Ну, а теперь, сестрица, обратимся ко мне, с детства связанной с тобой прочными узами, ибо в наших жилах течет одна кровь, мы однолетки, а главное, у нас с тобою полнейшее сродство вкусов и склонностей при несхожести нрава.

Congiunti eran gl'alberghi, Ma pi`u congiunti i cori: Conforme era l'etate, Ma'l pensier pi`u conforme. [82]
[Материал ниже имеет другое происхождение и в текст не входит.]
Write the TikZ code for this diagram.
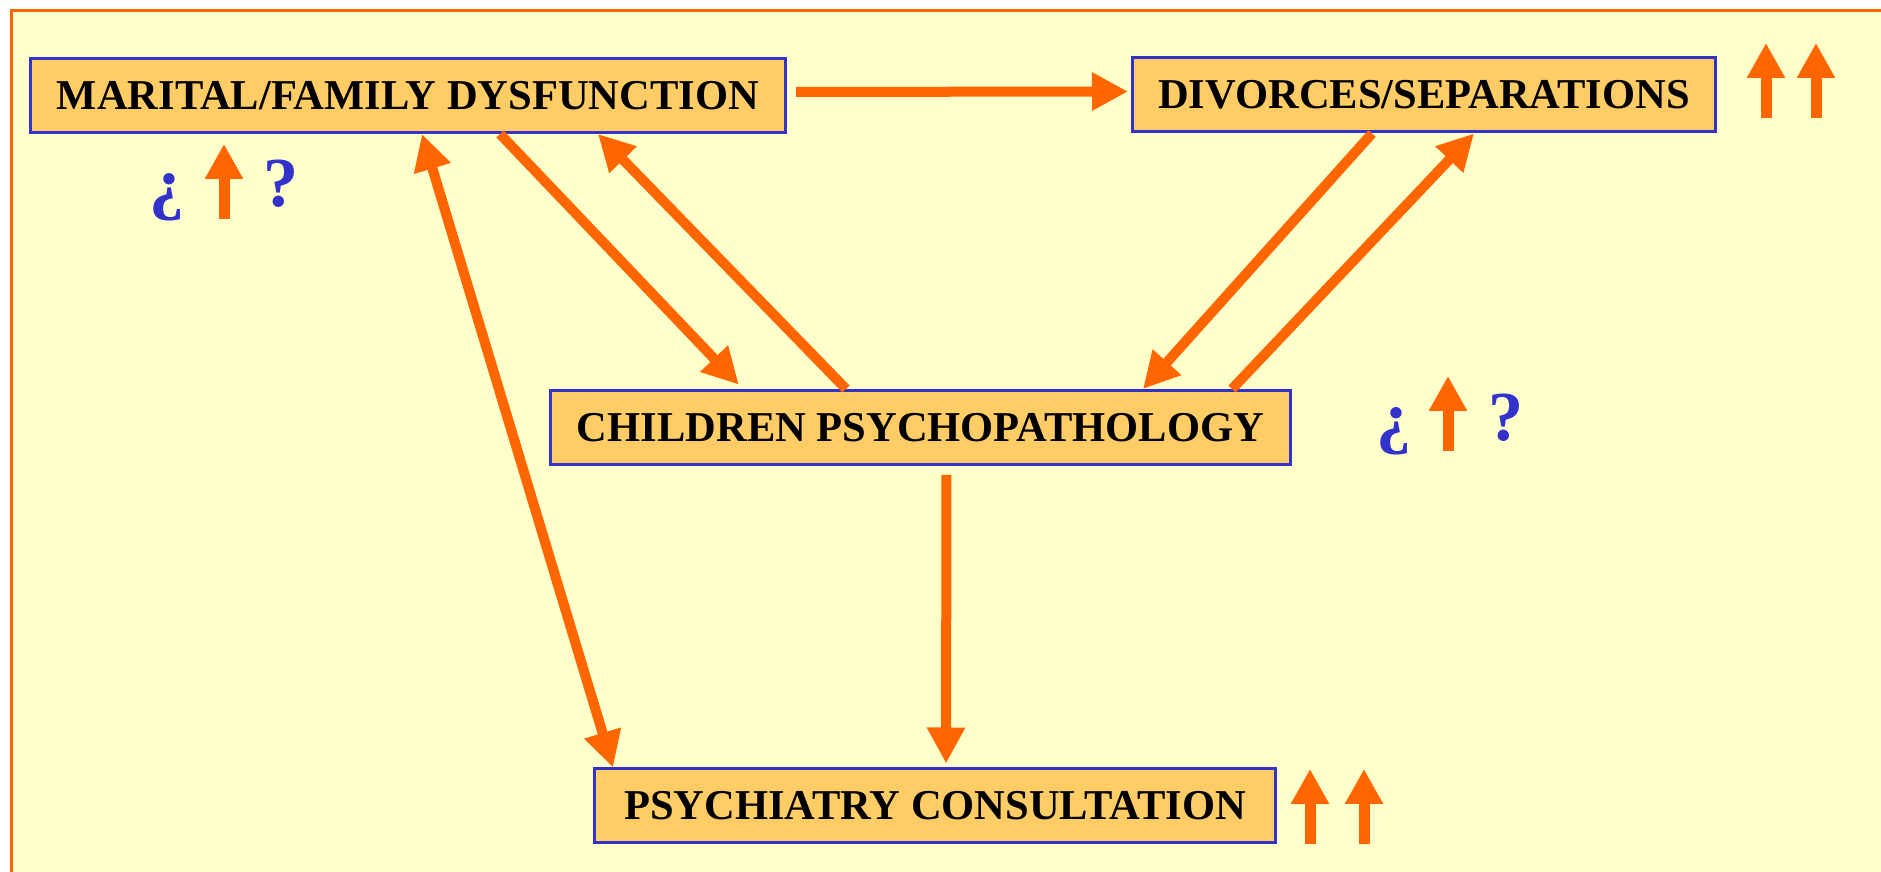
\documentclass[tikz,border=0pt]{standalone}
\usepackage{fontspec}
\setmainfont{Liberation Serif}
\usetikzlibrary{arrows.meta}
\definecolor{paleyellow}{HTML}{FFFFCC}
\definecolor{boxorange}{HTML}{FFCC66}
\definecolor{boxblue}{HTML}{3333CC}
\definecolor{linkorange}{HTML}{FF6600}
\begin{document}
\begin{tikzpicture}[boxnode/.style={rectangle, draw=boxblue, fill=boxorange, line width=0.03cm, minimum height=0.74cm, inner sep=0pt, font=\bfseries\fontsize{12.1}{14}\selectfont}, link/.style={line width=0.1cm, color=linkorange, -{Triangle[length=0.36cm, width=0.36cm]}}, twolink/.style={link, {Triangle[length=0.36cm, width=0.36cm]}-{Triangle[length=0.36cm, width=0.36cm]}}, risearrow/.style={line width=0.11cm, color=linkorange, -{Triangle[length=0.35cm, width=0.36cm]}}, qsign/.style={anchor=base, inner sep=0pt, text=boxblue, font=\bfseries\fontsize{20}{24}\selectfont}]
\useasboundingbox (0,0) rectangle (18.81,8.72);
\fill[white] (0,0) rectangle (18.81,8.72);
\begin{scope}
\clip (0,0) rectangle (18.81,8.72);
\draw[fill=paleyellow, draw=linkorange, line width=0.03cm] (0.11,-0.5) rectangle (19.5,8.61);
\end{scope}
% boxes
\node[boxnode, minimum width=7.55cm] at (4.08, 7.765) (marital) {MARITAL/FAMILY DYSFUNCTION};
\node[boxnode, minimum width=5.83cm] at (14.24, 7.77) (divorces) {DIVORCES/SEPARATIONS};
\node[boxnode, minimum width=7.40cm] at (9.205, 4.445) (children) {CHILDREN PSYCHOPATHOLOGY};
\node[boxnode, minimum width=6.81cm] at (9.35, 0.66) (psych) {PSYCHIATRY CONSULTATION};
% links
\draw[link, shorten <=0.09cm, shorten >=0.03cm] ([yshift=0.035cm]marital.east) -- ([yshift=0.035cm]divorces.west);
\draw[link, shorten >=0.06cm] ([xshift=0.92cm]marital.south) -- ([xshift=-1.775cm]children.north);
\draw[link] ([xshift=-0.745cm]children.north) -- ([xshift=1.90cm]marital.south);
\draw[link] ([xshift=-0.52cm]divorces.south) -- ([xshift=2.225cm]children.north);
\draw[link] ([xshift=3.115cm]children.north) -- ([xshift=0.50cm]divorces.south);
\draw[link, shorten <=0.09cm, shorten >=0.04cm] ([xshift=0.26cm]children.south) -- ([xshift=0.11cm]psych.north);
\draw[twolink] ([xshift=0.14cm]marital.south) -- ([xshift=-3.22cm]psych.north);
% rise marks
\coordinate (riseM) at (2.24, 6.53);
\coordinate (riseC) at (14.48, 4.21);
\coordinate (riseDa) at (17.66, 7.54);
\coordinate (riseDb) at (18.16, 7.54);
\coordinate (risePa) at (13.10, 0.28);
\coordinate (risePb) at (13.64, 0.28);
\foreach \r in {riseM, riseC, riseDa, riseDb, risePa, risePb}
  \draw[risearrow] (\r) -- ++(0, 0.75);
\node[qsign] at (1.67, 6.65) (invM) {¿};
\node[qsign] at (2.81, 6.65) (qM) {?};
\node[qsign] at (13.94, 4.31) (invC) {¿};
\node[qsign] at (15.06, 4.31) (qC) {?};
\end{tikzpicture}
\end{document}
Как же, по-твоему, воздействовало обаяние твоей души, испытываемое всеми, к кому ты приближаешься, на ту, которая провела всю жизнь с тобою? Ужели ты думаешь, что нас соединяют обыкновенные узы? Или мой взгляд не отражает ту нежную радость, которую я, встречаясь с тобою, постоянно вижу в твоих глазах? Разве ты не читаешь в моем умиленном сердце, не видишь, что оно радо разделять с тобою все твои огорчения, плакать вместе с тобою? Забыть ли мне, что при первых восторгах зарождавшейся любви дружба со мной не стала тебе в тягость, и хоть твой возлюбленный выказывал недовольство, ты не отстранилась от меня, не утаила, что поддалась искушению. То была решительная пора для нас, друг мой Юлия. Ведь я-то знаю, чего стоило твоему скромному сердцу признание в охватившем тебя стыде, тем более что я подобного стыда не испытала. Никогда я не стала бы твоей наперсницей, будь я тебе другом лишь наполовину, и наши души так хорошо понимают одна другую, что их отныне не разъединить никакими силами.

82

Congiunti eran gl’alberght… — стихи из пасторали Т. Тассо «Аминта» (I, 2): герой рассказывает другу Тирсиду, как он полюбил пастушку Сильвию. — (прим. Е. Л.).

Дома их близки были,

А ближе были души!

Объединял их возраст,

А больше — сходство в мыслях (итал.).

Что же делает дружбу между женщинами столь слабой и недолговечной? Я разумею женщин, созданных для любви. Это увлечение любовью, соперничество в красоте, ревность к победам; и, если б нечто подобное могло нас рассорить, мы бы уже давным-давно разошлись. Когда б сердце мое было не так неспособно к любви, когда б я не знала, что ваша обоюдная страсть угаснет только с вашей жизнью, то и тогда твой возлюбленный был бы всегда моим другом, братом моим, — да и где это видано, чтобы истинная дружба кончалась влюбленностью? Разумеется, г-ну д'Орбу долго пришлось бы похваляться тем, что ты к нему неравнодушна, прежде чем я стала бы сетовать на это, да, вероятно, я и не пыталась бы удержать его силой, а ты отнять его у меня. Ей-богу, душенька, я готова была бы потерять его, лишь бы исцелить тебя от твоей страсти! Я принимаю его любовь с отрадою, но я бы уступила ее тебе с ликованием.